Your task is to reproduce, verbatim and without pictures, the lines from the opening of the listing through the line containing "import pandas as pd".
--- Begin THE DATA ---
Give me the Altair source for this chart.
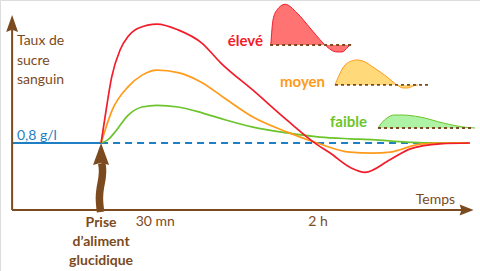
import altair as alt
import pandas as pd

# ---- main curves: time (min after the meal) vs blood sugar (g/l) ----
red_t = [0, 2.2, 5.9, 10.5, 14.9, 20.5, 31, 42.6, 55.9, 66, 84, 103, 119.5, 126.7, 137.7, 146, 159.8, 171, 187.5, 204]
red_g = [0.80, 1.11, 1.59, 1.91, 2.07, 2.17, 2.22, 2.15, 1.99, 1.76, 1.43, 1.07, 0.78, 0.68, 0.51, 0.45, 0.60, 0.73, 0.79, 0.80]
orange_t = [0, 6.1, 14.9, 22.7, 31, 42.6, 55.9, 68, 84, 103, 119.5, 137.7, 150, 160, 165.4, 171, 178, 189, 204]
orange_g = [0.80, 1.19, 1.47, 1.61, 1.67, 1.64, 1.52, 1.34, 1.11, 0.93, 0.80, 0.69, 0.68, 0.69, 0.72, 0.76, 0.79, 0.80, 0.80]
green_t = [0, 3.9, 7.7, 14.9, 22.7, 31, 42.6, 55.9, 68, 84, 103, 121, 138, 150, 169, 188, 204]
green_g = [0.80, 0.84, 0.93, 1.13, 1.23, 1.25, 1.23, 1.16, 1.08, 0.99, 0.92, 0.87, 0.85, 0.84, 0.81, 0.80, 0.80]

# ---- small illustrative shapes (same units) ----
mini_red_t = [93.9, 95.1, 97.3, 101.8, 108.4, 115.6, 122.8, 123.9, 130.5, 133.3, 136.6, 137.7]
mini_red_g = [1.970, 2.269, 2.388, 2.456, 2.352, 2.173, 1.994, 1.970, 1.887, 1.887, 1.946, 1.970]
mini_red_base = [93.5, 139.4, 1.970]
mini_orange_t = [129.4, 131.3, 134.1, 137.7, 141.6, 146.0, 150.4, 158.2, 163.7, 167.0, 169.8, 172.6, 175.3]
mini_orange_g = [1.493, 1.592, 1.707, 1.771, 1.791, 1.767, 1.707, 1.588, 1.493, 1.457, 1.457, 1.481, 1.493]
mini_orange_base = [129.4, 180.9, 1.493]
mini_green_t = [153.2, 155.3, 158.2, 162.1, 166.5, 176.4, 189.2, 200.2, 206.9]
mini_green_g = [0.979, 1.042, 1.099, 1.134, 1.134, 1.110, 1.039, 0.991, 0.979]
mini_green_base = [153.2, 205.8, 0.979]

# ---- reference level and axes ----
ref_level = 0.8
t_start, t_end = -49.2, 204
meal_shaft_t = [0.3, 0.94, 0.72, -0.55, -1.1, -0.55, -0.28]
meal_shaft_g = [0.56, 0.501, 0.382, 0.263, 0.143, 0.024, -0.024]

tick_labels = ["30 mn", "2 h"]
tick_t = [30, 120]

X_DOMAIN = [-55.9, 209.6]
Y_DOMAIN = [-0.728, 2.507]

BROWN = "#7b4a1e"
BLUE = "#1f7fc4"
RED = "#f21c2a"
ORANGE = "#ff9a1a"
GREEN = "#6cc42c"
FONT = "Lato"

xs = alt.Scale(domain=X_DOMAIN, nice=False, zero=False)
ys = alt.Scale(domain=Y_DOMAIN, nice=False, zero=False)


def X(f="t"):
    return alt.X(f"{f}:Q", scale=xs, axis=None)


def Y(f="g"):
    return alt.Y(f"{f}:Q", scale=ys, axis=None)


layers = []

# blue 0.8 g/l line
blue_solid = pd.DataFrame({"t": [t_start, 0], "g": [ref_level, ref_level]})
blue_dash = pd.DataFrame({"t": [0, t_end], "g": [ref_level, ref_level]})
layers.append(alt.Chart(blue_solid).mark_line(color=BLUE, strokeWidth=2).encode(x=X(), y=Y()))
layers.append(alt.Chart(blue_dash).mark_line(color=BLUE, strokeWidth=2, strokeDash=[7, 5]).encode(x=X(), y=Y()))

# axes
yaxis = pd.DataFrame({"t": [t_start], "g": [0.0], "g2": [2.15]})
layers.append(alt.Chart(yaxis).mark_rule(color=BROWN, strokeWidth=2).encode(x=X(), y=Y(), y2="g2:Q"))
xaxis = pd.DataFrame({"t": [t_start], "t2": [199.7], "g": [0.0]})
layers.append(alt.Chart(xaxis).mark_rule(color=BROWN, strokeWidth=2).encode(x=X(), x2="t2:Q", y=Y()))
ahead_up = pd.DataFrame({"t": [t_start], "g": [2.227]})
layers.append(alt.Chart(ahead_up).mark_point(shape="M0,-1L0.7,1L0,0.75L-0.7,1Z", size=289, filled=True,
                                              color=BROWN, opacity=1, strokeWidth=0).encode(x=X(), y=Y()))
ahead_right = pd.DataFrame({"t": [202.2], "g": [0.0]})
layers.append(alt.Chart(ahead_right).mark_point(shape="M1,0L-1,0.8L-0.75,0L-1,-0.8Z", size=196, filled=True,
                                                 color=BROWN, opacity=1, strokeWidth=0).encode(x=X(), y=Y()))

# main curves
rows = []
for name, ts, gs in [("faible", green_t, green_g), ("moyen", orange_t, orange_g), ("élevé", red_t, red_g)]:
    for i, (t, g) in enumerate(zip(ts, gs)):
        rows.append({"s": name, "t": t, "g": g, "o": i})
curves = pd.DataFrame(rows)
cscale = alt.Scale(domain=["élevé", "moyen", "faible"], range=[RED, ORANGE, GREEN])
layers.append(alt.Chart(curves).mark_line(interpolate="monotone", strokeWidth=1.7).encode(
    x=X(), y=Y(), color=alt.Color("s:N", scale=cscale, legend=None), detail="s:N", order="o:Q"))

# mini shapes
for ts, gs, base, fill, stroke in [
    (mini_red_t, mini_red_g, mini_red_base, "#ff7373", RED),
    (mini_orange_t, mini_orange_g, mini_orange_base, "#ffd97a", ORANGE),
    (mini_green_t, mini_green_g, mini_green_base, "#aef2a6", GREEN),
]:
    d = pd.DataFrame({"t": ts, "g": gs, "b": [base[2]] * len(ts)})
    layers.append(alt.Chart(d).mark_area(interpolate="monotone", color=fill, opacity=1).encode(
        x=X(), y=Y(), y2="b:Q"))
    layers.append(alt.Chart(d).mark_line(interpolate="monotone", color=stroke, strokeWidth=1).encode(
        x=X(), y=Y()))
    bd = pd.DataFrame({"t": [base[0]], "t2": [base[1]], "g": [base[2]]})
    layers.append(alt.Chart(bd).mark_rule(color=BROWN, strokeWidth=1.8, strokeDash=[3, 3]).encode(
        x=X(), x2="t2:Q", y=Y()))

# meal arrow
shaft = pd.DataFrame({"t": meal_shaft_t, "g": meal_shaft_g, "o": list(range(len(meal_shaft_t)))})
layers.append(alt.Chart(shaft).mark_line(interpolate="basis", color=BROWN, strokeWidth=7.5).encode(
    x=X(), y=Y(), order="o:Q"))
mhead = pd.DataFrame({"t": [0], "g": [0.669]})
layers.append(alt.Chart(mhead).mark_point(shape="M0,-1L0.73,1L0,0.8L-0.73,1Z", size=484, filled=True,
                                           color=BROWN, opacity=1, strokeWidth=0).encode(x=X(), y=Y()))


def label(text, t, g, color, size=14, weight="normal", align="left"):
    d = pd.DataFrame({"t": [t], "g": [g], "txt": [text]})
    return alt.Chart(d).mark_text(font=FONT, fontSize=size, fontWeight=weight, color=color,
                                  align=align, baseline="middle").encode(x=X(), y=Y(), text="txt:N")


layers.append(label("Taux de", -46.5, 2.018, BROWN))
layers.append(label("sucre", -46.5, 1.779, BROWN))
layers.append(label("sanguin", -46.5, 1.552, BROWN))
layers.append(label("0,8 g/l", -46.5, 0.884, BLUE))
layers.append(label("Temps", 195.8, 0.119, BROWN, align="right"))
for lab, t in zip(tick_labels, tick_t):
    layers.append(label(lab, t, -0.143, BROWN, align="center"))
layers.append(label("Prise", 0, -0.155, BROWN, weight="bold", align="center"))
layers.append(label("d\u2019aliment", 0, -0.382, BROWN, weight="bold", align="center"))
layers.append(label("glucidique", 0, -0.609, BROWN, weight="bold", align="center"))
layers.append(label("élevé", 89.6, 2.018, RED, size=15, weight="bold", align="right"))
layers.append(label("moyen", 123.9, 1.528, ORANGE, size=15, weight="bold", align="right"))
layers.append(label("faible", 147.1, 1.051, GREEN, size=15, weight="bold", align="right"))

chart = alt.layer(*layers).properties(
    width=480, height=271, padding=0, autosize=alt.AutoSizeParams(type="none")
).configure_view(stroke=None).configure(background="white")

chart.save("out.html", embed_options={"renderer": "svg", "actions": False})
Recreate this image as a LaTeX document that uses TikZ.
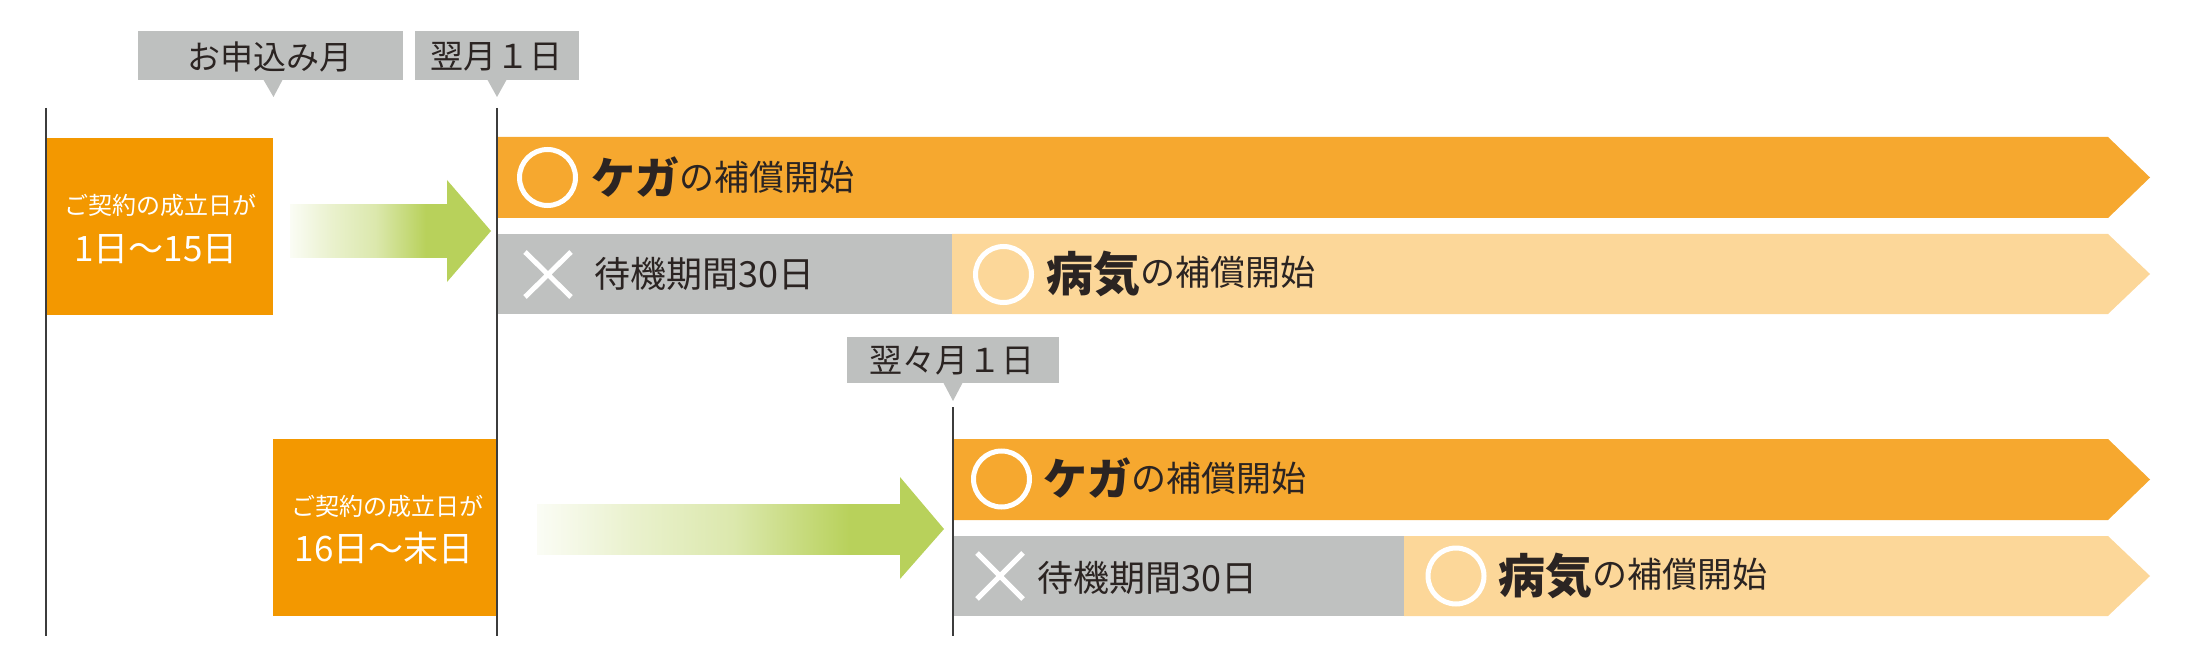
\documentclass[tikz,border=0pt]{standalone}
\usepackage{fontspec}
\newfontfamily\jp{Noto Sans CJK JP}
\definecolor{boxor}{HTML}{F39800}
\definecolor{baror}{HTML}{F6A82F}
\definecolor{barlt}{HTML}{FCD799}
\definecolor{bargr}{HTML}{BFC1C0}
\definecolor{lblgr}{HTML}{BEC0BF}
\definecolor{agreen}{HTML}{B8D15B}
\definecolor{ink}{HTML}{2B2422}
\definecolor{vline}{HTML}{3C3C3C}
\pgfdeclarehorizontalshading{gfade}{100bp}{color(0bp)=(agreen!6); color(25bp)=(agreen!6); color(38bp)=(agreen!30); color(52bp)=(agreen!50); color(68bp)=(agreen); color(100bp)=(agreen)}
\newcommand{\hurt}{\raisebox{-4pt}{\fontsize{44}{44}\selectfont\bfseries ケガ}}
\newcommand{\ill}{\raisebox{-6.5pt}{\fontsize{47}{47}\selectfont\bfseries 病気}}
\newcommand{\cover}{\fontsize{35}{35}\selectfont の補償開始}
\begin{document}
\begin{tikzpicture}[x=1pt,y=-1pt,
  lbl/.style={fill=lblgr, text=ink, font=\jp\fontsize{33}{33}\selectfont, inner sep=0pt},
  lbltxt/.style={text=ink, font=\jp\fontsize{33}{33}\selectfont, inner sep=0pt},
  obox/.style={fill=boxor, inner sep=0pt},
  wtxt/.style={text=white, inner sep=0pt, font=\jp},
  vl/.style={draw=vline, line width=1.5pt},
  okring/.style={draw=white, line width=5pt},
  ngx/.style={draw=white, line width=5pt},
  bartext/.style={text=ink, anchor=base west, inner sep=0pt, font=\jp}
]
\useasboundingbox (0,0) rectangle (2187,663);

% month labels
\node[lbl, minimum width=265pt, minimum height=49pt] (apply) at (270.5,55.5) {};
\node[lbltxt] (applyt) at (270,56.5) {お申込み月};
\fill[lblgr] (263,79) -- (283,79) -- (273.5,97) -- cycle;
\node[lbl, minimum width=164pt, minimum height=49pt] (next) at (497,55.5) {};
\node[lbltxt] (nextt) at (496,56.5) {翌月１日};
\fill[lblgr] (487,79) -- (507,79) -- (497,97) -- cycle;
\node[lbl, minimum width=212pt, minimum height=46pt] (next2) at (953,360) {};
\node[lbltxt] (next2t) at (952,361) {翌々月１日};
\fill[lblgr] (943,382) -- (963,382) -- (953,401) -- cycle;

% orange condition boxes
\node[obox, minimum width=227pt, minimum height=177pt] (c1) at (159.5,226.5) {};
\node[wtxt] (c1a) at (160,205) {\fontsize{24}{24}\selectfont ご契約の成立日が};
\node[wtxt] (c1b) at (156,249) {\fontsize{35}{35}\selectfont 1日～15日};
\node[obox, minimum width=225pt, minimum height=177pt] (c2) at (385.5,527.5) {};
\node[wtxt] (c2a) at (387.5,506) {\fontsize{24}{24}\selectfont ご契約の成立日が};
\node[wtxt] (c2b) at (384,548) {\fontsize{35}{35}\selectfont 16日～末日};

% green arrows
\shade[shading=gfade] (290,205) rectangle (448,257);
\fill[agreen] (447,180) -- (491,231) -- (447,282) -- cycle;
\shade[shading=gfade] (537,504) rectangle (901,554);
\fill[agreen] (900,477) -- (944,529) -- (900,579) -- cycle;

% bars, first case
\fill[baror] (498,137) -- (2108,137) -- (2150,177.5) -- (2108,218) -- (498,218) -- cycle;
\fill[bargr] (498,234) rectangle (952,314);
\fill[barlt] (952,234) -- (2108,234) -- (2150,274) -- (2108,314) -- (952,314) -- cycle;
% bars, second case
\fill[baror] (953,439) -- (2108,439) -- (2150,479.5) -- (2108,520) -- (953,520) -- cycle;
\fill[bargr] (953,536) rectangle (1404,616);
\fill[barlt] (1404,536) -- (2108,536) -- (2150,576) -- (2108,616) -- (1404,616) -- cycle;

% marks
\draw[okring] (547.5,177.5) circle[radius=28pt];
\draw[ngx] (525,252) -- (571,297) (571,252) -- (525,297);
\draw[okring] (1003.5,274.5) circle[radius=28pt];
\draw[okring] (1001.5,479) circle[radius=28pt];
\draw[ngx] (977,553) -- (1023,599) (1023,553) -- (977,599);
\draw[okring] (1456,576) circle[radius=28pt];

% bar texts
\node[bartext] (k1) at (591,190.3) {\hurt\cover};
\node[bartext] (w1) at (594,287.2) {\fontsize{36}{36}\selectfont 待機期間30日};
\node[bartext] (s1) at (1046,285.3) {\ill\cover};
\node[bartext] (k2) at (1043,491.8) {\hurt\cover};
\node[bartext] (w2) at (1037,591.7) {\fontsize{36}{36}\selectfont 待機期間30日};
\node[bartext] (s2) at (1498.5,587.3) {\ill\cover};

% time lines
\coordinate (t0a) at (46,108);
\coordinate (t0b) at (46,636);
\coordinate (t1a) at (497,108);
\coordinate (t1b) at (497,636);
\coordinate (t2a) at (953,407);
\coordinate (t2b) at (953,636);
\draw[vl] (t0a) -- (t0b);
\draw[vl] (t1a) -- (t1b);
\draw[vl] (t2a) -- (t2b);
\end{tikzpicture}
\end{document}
--- End THE DATA ---
(RESULT)
Give me the Altair source for this chart.
import altair as alt
import pandas as pd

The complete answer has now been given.